§ Task to complete: From the first line of the data below through the line holding "-16, -15, -16];", output each line exactly and leave the pictures out.

§ Given material:
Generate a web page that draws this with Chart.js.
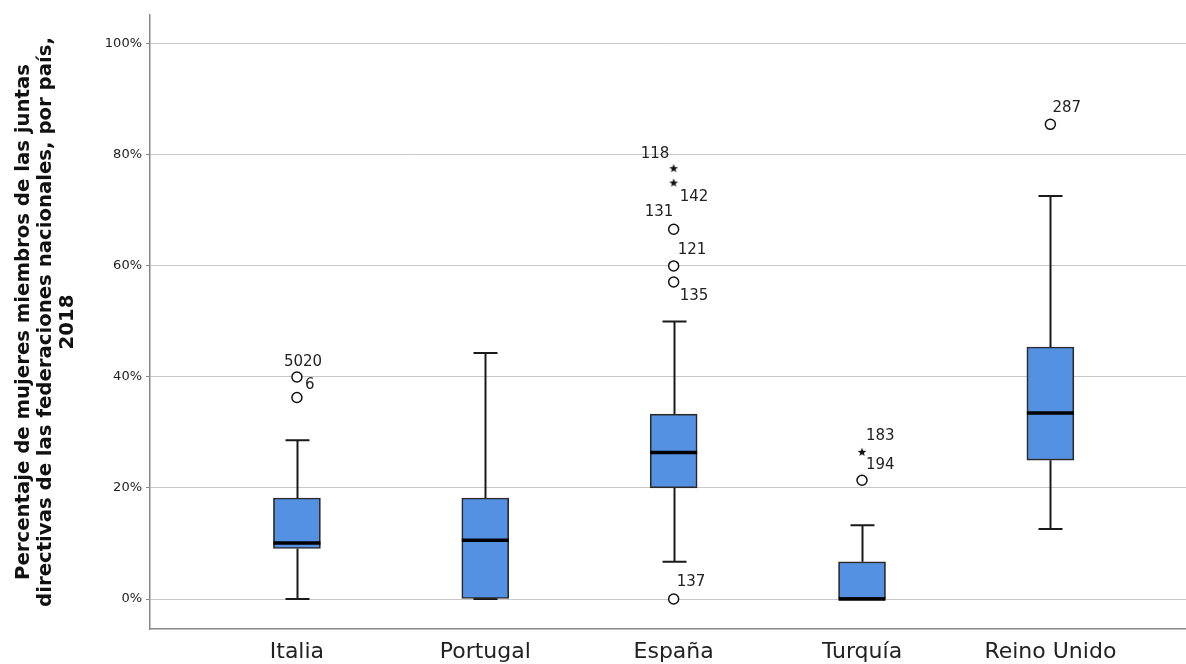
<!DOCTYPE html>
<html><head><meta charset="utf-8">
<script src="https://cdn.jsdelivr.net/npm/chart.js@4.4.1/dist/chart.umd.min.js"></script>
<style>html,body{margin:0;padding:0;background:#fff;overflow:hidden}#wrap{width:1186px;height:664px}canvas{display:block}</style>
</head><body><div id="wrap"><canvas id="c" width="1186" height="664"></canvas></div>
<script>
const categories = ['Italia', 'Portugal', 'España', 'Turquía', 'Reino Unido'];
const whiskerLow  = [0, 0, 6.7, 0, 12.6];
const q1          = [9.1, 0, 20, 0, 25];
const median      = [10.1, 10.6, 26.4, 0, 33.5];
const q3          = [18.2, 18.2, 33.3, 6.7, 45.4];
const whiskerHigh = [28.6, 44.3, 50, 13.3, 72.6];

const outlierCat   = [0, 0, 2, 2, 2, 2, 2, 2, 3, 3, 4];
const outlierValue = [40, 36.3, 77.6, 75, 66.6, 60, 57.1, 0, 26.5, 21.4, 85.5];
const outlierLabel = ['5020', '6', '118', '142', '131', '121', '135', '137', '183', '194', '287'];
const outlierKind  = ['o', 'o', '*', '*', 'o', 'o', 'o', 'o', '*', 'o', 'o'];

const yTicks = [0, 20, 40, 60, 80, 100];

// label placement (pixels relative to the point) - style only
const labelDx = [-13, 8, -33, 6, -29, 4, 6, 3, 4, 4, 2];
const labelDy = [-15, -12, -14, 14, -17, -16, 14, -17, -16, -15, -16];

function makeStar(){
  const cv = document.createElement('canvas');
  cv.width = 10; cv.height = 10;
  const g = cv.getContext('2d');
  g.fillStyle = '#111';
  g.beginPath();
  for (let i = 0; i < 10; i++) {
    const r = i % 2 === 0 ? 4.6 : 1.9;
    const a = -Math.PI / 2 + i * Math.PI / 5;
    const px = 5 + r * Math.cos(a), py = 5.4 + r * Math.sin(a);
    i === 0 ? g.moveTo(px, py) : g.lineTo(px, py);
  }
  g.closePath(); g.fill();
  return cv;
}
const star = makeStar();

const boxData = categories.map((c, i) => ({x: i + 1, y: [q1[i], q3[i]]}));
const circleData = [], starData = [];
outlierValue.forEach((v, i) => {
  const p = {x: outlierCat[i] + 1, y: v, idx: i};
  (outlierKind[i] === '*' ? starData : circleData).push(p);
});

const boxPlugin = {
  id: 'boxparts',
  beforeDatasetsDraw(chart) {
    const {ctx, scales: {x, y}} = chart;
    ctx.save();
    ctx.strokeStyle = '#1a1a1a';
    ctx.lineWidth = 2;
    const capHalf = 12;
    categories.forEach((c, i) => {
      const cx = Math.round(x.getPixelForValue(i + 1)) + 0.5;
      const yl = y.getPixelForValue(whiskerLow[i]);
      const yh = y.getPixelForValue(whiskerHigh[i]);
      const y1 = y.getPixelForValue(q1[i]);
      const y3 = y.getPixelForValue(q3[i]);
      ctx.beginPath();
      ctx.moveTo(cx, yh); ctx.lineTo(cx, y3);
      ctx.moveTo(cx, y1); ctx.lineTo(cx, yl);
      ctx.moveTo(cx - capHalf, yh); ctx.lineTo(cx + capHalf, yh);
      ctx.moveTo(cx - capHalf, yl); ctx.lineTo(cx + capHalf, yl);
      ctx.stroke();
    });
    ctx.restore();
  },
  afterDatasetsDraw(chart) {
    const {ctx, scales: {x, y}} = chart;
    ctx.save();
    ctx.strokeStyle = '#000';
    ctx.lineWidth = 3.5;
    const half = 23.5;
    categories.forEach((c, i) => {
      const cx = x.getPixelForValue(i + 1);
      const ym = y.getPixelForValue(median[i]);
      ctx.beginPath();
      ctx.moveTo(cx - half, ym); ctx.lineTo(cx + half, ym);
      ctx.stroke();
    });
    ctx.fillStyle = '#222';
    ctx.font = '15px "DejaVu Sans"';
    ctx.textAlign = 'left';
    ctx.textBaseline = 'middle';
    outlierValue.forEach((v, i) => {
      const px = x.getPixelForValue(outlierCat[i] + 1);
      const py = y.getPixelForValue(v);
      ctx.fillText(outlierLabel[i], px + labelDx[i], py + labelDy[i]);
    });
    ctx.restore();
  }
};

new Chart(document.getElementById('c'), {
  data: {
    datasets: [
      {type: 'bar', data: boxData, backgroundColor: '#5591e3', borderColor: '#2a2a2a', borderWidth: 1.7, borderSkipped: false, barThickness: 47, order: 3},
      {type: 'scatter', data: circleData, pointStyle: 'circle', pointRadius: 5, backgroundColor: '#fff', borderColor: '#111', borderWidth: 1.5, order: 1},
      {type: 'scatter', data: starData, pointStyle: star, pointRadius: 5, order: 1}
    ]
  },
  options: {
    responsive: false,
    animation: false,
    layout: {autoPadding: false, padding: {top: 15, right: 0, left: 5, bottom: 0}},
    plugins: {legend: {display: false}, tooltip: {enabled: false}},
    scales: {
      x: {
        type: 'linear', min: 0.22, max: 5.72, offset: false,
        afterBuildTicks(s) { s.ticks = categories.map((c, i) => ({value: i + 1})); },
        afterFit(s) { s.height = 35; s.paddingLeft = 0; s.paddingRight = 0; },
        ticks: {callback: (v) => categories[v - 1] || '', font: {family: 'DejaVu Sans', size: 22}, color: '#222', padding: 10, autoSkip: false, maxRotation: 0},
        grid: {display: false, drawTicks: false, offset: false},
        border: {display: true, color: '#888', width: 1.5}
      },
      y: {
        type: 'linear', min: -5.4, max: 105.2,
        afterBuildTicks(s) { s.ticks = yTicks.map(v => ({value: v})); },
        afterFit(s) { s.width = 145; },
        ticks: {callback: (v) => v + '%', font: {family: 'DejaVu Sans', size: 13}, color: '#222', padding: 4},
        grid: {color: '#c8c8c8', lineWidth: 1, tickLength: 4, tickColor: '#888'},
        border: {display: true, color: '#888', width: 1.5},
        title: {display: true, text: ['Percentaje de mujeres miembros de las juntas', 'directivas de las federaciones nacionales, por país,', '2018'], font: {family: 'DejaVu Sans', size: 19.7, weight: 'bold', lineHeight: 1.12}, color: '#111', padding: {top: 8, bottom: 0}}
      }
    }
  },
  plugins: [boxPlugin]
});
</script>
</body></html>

§ Correct output:
Generate a web page that draws this with Chart.js.
<!DOCTYPE html>
<html><head><meta charset="utf-8">
<script src="https://cdn.jsdelivr.net/npm/chart.js@4.4.1/dist/chart.umd.min.js"></script>
<style>html,body{margin:0;padding:0;background:#fff;overflow:hidden}#wrap{width:1186px;height:664px}canvas{display:block}</style>
</head><body><div id="wrap"><canvas id="c" width="1186" height="664"></canvas></div>
<script>
const categories = ['Italia', 'Portugal', 'España', 'Turquía', 'Reino Unido'];
const whiskerLow  = [0, 0, 6.7, 0, 12.6];
const q1          = [9.1, 0, 20, 0, 25];
const median      = [10.1, 10.6, 26.4, 0, 33.5];
const q3          = [18.2, 18.2, 33.3, 6.7, 45.4];
const whiskerHigh = [28.6, 44.3, 50, 13.3, 72.6];

const outlierCat   = [0, 0, 2, 2, 2, 2, 2, 2, 3, 3, 4];
const outlierValue = [40, 36.3, 77.6, 75, 66.6, 60, 57.1, 0, 26.5, 21.4, 85.5];
const outlierLabel = ['5020', '6', '118', '142', '131', '121', '135', '137', '183', '194', '287'];
const outlierKind  = ['o', 'o', '*', '*', 'o', 'o', 'o', 'o', '*', 'o', 'o'];

const yTicks = [0, 20, 40, 60, 80, 100];

// label placement (pixels relative to the point) - style only
const labelDx = [-13, 8, -33, 6, -29, 4, 6, 3, 4, 4, 2];
const labelDy = [-15, -12, -14, 14, -17, -16, 14, -17, -16, -15, -16];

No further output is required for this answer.